C'est une lecture qui se goûte au rythme de la mer, ses ressacs, son bruissement, son mystère et son envoûtement. L'atmosphère est languide, accablante et flottante.
Prédire un malheur, pourquoi pas ? Comprendre un peu mieux cet adolescent dissemblable face à une figure paternelle "aux yeux de revolver" ?... Tout est très étrange et le sentiment d'appréciation se situe entre les lignes de cette histoire courte. Kirsty Gunn, une nouvelle fois, enchante et trouble. L'eau est encore présente (cf. son 1er roman "Pluie"), de même que les histoires familiales un peu brumeuses et qui donnent un ton impénétrable à l'histoire.
La mer a une importance capitale, sa description est précieuse et contribue au pouvoir de ce livre.
Pour mieux poursuivre la découverte d'un auteur étonnant.
Christian Bourgois, 260 pages / Mars 2007.

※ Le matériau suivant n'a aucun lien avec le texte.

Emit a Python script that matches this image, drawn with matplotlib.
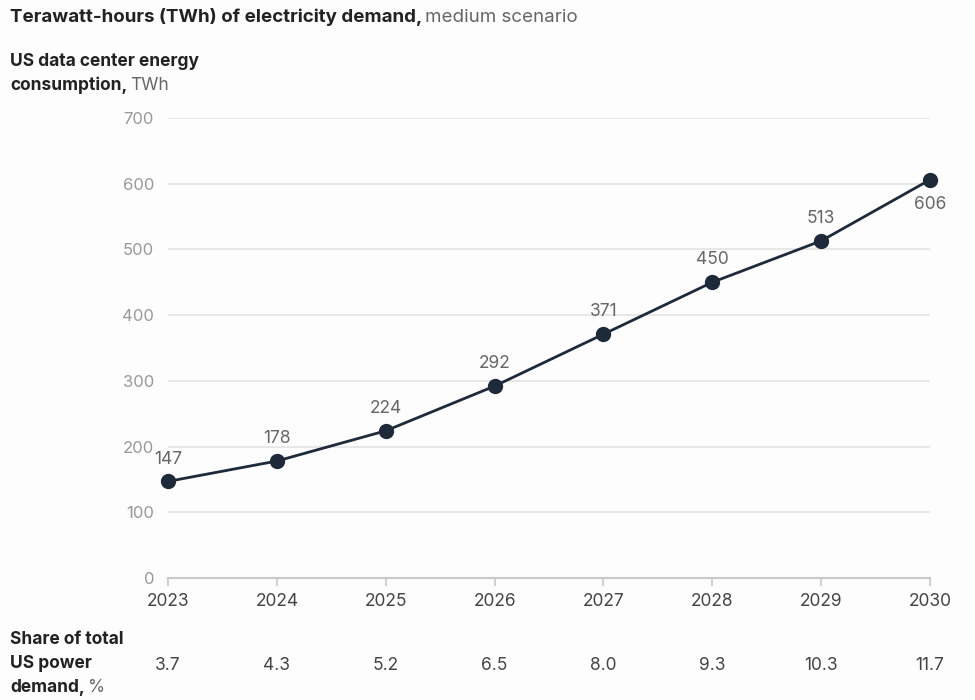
import matplotlib
matplotlib.use('Agg')
import matplotlib.pyplot as plt

years = [2023, 2024, 2025, 2026, 2027, 2028, 2029, 2030]
twh = [147, 178, 224, 292, 371, 450, 513, 606]
share = ['3.7', '4.3', '5.2', '6.5', '8.0', '9.3', '10.3', '11.7']
yticks = [0, 100, 200, 300, 400, 500, 600, 700]

plt.rcParams['font.family'] = ['Inter', 'DejaVu Sans']

navy = '#1e2939'
gray = '#666666'
dark = '#222222'

fig = plt.figure(figsize=(9.75, 7), dpi=100)
fig.patch.set_facecolor('#fdfdfd')
ax = fig.add_axes([168/975, 1-578/700, (930-168)/975, (578-118)/700])
ax.set_facecolor('none')

ax.plot(years, twh, color=navy, lw=2, marker='o', ms=10, clip_on=False, zorder=3)
for x, y in zip(years, twh):
    if x == years[-1]:
        ax.annotate(str(y), (x, y), xytext=(0, -12), textcoords='offset points',
                    ha='center', va='top', fontsize=12.5, color=gray)
    else:
        ax.annotate(str(y), (x, y), xytext=(0, 10), textcoords='offset points',
                    ha='center', va='bottom', fontsize=12.5, color=gray)

ax.set_xlim(years[0], years[-1])
ax.set_ylim(0, 700)
ax.set_yticks(yticks)
ax.set_xticks(years)
ax.set_xticklabels([str(y) for y in years])
ax.grid(axis='y', color='#e3e3e3', lw=1.2)
ax.set_axisbelow(True)
for s in ['top', 'right', 'left']:
    ax.spines[s].set_visible(False)
ax.spines['bottom'].set_color('#c8c8c8')
ax.spines['bottom'].set_linewidth(1.5)
ax.tick_params(axis='y', length=0, pad=10, labelsize=12, labelcolor='#999999')
ax.tick_params(axis='x', length=6, width=1.2, color='#c8c8c8', pad=5,
               labelsize=12.5, labelcolor='#444444')

# share row under the x axis (offset in points: 87 px at 100 dpi)
for x, s in zip(years, share):
    ax.annotate(s, (x, 0), xycoords=('data', 'axes fraction'), xytext=(0, -87*0.72),
                textcoords='offset points', ha='center', va='center',
                fontsize=12.5, color='#444444')


def mixed(xpx, ypx, parts, size):
    # draws bold + regular pieces side by side, in pixel coords from top left
    r = fig.canvas.get_renderer()
    x = xpx / 975
    for txt, weight, col in parts:
        t = fig.text(x, 1 - ypx/700, txt, fontsize=size, fontweight=weight,
                     color=col, va='center', ha='left')
        bb = t.get_window_extent(renderer=r)
        x = (bb.x1 + 3) / 975


mixed(10, 17, [('Terawatt-hours (TWh) of electricity demand,', 'bold', dark),
               ('medium scenario', 'normal', gray)], 13.5)
mixed(10, 61, [('US data center energy', 'bold', dark)], 12.5)
mixed(10, 85, [('consumption,', 'bold', dark), ('TWh', 'normal', gray)], 12.5)
mixed(10, 639, [('Share of total', 'bold', dark)], 12.5)
mixed(10, 663, [('US power', 'bold', dark)], 12.5)
mixed(10, 687, [('demand,', 'bold', dark), ('%', 'normal', gray)], 12.5)

plt.savefig('out.png', dpi=100, facecolor=fig.get_facecolor())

J'ai relevé ceci : Trop tard, c'est fait. C'est arrivé comme à chaque fois, la mention du nom de son père. Alors ça pourrait aussi bien être son père, ça pourrait aussi bien être lui qui se tient là. Comme s'il n'y avait que lui qui comptait, ses mots pour parler de l'eau, les mots que Ward lui-même a fini par employer, transformant l'aventure en un récit comme en raconterait son père, un récit factuel, il possède ce genre de pouvoir. C'est exactement ça. La façon dont son père parle de la mer, disons, pour la maîtriser, et Ward qui écoute, et maintenant regarde-le, il fait la même chose. Les autres qui demandent tout le temps : "Et ton père, qu'est-ce qu'il en pense ?" quand ils hésitent à sortir en mer. "Et ton père, il a vu l'eau dont tu parles, Ward ? Qu'est-ce qu'il dit" Si bien que Ward est obligé de scruter de nouveau l'océan, mais à la manière de son père. Si bien que quand il s'y résigne, quand il contemple de nouveau la mer, la vue qu'il a devant lui n'est plus la sienne, cette vue-là s'est envolée, et c'est la journée telle que l'a prévue son père qui se déploie maintenant devant lui. (...)
Mais vous savez quoi ? Et après ? Ce ne sont que des informations, des mots, une fois de plus, ça oui, mais rien de nouveau, et son père a le chic pour ça... Donner aux mots plus d'éclat que nécessaire. Alors n'accorde pas trop d'importance à ce que peut dire cet homme.